Ингерманландец Иосиф Шульц — уроженец Гатчины — приехал к нам из Ленинграда. Это был открытый, искренний человек. Знал свой предмет. Но в техникуме больше всего любили его не за лекции, а за беседы о поэзии, которую он действительно страстно любил и глубоко знал. Писал стихи он и сам, но не афишировал этого. Его финноязычные стихи под псевдонимом «Юхани» включены в антологию («Сталью закаленная», 1976).

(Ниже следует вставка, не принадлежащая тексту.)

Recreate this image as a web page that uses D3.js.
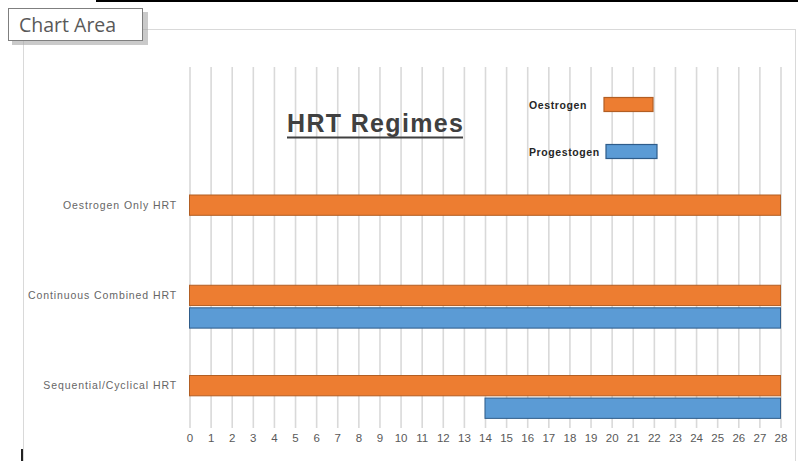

В начале июня, когда мы были уже готовы выехать на производственную практику, объявили, что наш курс призывается на двухмесячный военный сбор. Это была вторая, еще более неожиданная перемена.
Все лето «воевали» в окрестностях моего родного Деревянного — маршировали, лежали в подсохших на летнем солнце канавах, ползали по их вязкому дну, выполняли классические команды: «Шагом арш!», «Бегом!», «Песню!», «Ложись!», «Лежа заряжай!», «Огонь!», «Пли!». Загорели, поправились на красноармейском пайке.
Перед окончанием учений я зашел домой. Повидался только с матерью. Бабушка пасла где-то единственную корову, оставшуюся после организации в селе колхоза. Братья Михаил, Петр и Дмитрий ушли на сенокос, которому, несмотря на то что наступил уже август, не видно было конца. Катя и Алексей играли с соседскими ребятишками на улице. Отца не было дома с осени прошлого года, стекольничал в городе, даром работать в колхозе не хотел.
Мать согрела самовар. Сели пить чай. А она все вздыхала, жаловалась:
— Такая тоска. Рожь, гляди, поспела. Жать бы, руки просятся, а я на поле не хожу. Глаза не глядят на чужое поле. Не могу!
Я промолчал — не нашелся, что сказать.
Не давали покоя печальные мысли. Было чувство неуверенности, безысходности. Казалось: всё, что кругом, рядом — кончается, уходит — и эта комната с темной иконой в большом углу, и белая печь в пол-избы, такая всегда теплая, и пахучая, вечнозеленая герань на маленьких окошках, и береза над колодцем во дворе, и мягкий песок под окном. Всё уходит, навсегда. Прощай, родная сторонка!
Вот так я побывал в родительском доме последний раз.
В 1931 году семья перебралась в Петрозаводск. Дом в Деревянном купил сельсовет. Новые жильцы сожгли его в том же году — не свой, не жалко.
Вернулись с учений — новая неожиданность: нас повезли на экскурсию в Ленинград. Там было несколько дней райской жизни: разместили в роскошной, по нашим скромным запросам, гостинице, сладко кормили в ресторане. Век бы так блаженствовать! Нам отпустили на это неполную неделю. Вернулись домой — приглашают в техникум на собрание. И какой почет: нас уже ожидают представитель обкома партии, сам управляющий трестом «Кареллес», директор техникума. Представитель обкома сказал, что принято решение о досрочном выпуске нашего курса.
— Да разве же так можно? — воскликнул, кажется, Кутасов.
— Можно, товарищ, — строго подчеркнул представитель обкома, помолчал, еще более строго добавил: — Потому что нужно!